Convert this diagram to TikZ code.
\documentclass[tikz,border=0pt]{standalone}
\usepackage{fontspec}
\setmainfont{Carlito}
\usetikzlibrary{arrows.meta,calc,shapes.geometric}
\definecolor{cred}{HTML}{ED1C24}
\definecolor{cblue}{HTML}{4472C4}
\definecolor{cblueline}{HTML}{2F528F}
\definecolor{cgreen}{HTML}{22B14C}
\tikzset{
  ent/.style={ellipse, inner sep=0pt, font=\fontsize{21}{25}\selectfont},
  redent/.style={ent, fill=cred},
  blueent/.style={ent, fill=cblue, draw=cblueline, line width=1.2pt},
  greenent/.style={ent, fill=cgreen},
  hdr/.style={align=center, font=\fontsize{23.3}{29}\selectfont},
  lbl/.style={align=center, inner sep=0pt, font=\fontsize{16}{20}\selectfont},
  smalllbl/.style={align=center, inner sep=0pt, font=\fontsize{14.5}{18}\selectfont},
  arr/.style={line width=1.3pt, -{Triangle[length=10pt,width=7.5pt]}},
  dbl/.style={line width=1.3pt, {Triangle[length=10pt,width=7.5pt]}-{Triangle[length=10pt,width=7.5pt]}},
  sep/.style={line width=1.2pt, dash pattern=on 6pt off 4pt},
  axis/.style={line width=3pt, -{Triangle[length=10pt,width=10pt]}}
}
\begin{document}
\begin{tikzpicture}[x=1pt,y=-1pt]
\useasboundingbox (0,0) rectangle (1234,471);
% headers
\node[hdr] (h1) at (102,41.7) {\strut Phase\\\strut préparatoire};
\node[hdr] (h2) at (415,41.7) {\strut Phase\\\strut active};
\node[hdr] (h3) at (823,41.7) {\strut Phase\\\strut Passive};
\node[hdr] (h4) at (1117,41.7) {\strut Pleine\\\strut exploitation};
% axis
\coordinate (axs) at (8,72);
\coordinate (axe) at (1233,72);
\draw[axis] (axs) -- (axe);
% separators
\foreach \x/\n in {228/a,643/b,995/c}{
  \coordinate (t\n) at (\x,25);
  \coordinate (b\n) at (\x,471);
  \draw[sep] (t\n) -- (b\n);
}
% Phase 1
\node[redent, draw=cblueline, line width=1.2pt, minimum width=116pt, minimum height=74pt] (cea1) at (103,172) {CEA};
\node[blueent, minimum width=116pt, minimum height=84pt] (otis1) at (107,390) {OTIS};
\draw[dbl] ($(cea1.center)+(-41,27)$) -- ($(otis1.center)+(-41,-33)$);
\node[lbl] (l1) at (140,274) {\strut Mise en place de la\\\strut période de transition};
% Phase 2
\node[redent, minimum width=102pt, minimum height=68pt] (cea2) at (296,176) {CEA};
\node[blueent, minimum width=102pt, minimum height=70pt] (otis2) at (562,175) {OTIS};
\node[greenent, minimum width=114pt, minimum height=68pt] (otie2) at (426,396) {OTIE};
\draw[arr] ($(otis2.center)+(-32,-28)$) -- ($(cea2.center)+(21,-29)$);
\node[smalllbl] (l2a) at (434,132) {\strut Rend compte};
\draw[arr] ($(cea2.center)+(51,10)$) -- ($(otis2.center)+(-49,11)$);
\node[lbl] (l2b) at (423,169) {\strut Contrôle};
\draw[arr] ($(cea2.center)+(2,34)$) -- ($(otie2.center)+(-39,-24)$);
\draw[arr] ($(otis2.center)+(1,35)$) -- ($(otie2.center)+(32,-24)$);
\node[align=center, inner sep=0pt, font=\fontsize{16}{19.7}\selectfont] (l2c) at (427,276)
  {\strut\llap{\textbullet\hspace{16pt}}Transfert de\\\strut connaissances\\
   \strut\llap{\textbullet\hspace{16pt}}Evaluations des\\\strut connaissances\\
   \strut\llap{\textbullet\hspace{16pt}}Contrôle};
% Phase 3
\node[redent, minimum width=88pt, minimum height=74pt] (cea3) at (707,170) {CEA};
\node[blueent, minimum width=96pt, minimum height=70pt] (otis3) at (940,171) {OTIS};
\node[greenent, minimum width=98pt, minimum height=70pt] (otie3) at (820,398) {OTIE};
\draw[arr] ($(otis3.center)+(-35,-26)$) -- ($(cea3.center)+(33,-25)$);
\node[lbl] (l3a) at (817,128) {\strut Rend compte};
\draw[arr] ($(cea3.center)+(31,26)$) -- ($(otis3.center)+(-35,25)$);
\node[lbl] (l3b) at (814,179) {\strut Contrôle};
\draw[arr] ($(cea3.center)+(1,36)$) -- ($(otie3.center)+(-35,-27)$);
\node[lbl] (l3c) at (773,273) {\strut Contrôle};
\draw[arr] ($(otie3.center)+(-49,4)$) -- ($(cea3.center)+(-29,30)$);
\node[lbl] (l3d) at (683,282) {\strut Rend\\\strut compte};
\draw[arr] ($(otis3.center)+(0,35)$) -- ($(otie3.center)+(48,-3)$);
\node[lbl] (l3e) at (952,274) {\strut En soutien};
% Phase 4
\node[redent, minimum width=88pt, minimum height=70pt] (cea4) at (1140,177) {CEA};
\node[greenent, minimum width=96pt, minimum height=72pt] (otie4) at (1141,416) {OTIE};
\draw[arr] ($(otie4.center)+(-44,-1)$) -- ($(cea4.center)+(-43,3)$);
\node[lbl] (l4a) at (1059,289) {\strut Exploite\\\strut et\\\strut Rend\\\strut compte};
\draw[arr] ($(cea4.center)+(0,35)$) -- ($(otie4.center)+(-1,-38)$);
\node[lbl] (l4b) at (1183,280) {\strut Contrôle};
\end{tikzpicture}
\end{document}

What is being asked: Please quote the data above in full, with no line missing.

Output below:
Convert this diagram to TikZ code.
\documentclass[tikz,border=0pt]{standalone}
\usepackage{fontspec}
\setmainfont{Carlito}
\usetikzlibrary{arrows.meta,calc,shapes.geometric}
\definecolor{cred}{HTML}{ED1C24}
\definecolor{cblue}{HTML}{4472C4}
\definecolor{cblueline}{HTML}{2F528F}
\definecolor{cgreen}{HTML}{22B14C}
\tikzset{
  ent/.style={ellipse, inner sep=0pt, font=\fontsize{21}{25}\selectfont},
  redent/.style={ent, fill=cred},
  blueent/.style={ent, fill=cblue, draw=cblueline, line width=1.2pt},
  greenent/.style={ent, fill=cgreen},
  hdr/.style={align=center, font=\fontsize{23.3}{29}\selectfont},
  lbl/.style={align=center, inner sep=0pt, font=\fontsize{16}{20}\selectfont},
  smalllbl/.style={align=center, inner sep=0pt, font=\fontsize{14.5}{18}\selectfont},
  arr/.style={line width=1.3pt, -{Triangle[length=10pt,width=7.5pt]}},
  dbl/.style={line width=1.3pt, {Triangle[length=10pt,width=7.5pt]}-{Triangle[length=10pt,width=7.5pt]}},
  sep/.style={line width=1.2pt, dash pattern=on 6pt off 4pt},
  axis/.style={line width=3pt, -{Triangle[length=10pt,width=10pt]}}
}
\begin{document}
\begin{tikzpicture}[x=1pt,y=-1pt]
\useasboundingbox (0,0) rectangle (1234,471);
% headers
\node[hdr] (h1) at (102,41.7) {\strut Phase\\\strut préparatoire};
\node[hdr] (h2) at (415,41.7) {\strut Phase\\\strut active};
\node[hdr] (h3) at (823,41.7) {\strut Phase\\\strut Passive};
\node[hdr] (h4) at (1117,41.7) {\strut Pleine\\\strut exploitation};
% axis
\coordinate (axs) at (8,72);
\coordinate (axe) at (1233,72);
\draw[axis] (axs) -- (axe);
% separators
\foreach \x/\n in {228/a,643/b,995/c}{
  \coordinate (t\n) at (\x,25);
  \coordinate (b\n) at (\x,471);
  \draw[sep] (t\n) -- (b\n);
}
% Phase 1
\node[redent, draw=cblueline, line width=1.2pt, minimum width=116pt, minimum height=74pt] (cea1) at (103,172) {CEA};
\node[blueent, minimum width=116pt, minimum height=84pt] (otis1) at (107,390) {OTIS};
\draw[dbl] ($(cea1.center)+(-41,27)$) -- ($(otis1.center)+(-41,-33)$);
\node[lbl] (l1) at (140,274) {\strut Mise en place de la\\\strut période de transition};
% Phase 2
\node[redent, minimum width=102pt, minimum height=68pt] (cea2) at (296,176) {CEA};
\node[blueent, minimum width=102pt, minimum height=70pt] (otis2) at (562,175) {OTIS};
\node[greenent, minimum width=114pt, minimum height=68pt] (otie2) at (426,396) {OTIE};
\draw[arr] ($(otis2.center)+(-32,-28)$) -- ($(cea2.center)+(21,-29)$);
\node[smalllbl] (l2a) at (434,132) {\strut Rend compte};
\draw[arr] ($(cea2.center)+(51,10)$) -- ($(otis2.center)+(-49,11)$);
\node[lbl] (l2b) at (423,169) {\strut Contrôle};
\draw[arr] ($(cea2.center)+(2,34)$) -- ($(otie2.center)+(-39,-24)$);
\draw[arr] ($(otis2.center)+(1,35)$) -- ($(otie2.center)+(32,-24)$);
\node[align=center, inner sep=0pt, font=\fontsize{16}{19.7}\selectfont] (l2c) at (427,276)
  {\strut\llap{\textbullet\hspace{16pt}}Transfert de\\\strut connaissances\\
   \strut\llap{\textbullet\hspace{16pt}}Evaluations des\\\strut connaissances\\
   \strut\llap{\textbullet\hspace{16pt}}Contrôle};
% Phase 3
\node[redent, minimum width=88pt, minimum height=74pt] (cea3) at (707,170) {CEA};
\node[blueent, minimum width=96pt, minimum height=70pt] (otis3) at (940,171) {OTIS};
\node[greenent, minimum width=98pt, minimum height=70pt] (otie3) at (820,398) {OTIE};
\draw[arr] ($(otis3.center)+(-35,-26)$) -- ($(cea3.center)+(33,-25)$);
\node[lbl] (l3a) at (817,128) {\strut Rend compte};
\draw[arr] ($(cea3.center)+(31,26)$) -- ($(otis3.center)+(-35,25)$);
\node[lbl] (l3b) at (814,179) {\strut Contrôle};
\draw[arr] ($(cea3.center)+(1,36)$) -- ($(otie3.center)+(-35,-27)$);
\node[lbl] (l3c) at (773,273) {\strut Contrôle};
\draw[arr] ($(otie3.center)+(-49,4)$) -- ($(cea3.center)+(-29,30)$);
\node[lbl] (l3d) at (683,282) {\strut Rend\\\strut compte};
\draw[arr] ($(otis3.center)+(0,35)$) -- ($(otie3.center)+(48,-3)$);
\node[lbl] (l3e) at (952,274) {\strut En soutien};
% Phase 4
\node[redent, minimum width=88pt, minimum height=70pt] (cea4) at (1140,177) {CEA};
\node[greenent, minimum width=96pt, minimum height=72pt] (otie4) at (1141,416) {OTIE};
\draw[arr] ($(otie4.center)+(-44,-1)$) -- ($(cea4.center)+(-43,3)$);
\node[lbl] (l4a) at (1059,289) {\strut Exploite\\\strut et\\\strut Rend\\\strut compte};
\draw[arr] ($(cea4.center)+(0,35)$) -- ($(otie4.center)+(-1,-38)$);
\node[lbl] (l4b) at (1183,280) {\strut Contrôle};
\end{tikzpicture}
\end{document}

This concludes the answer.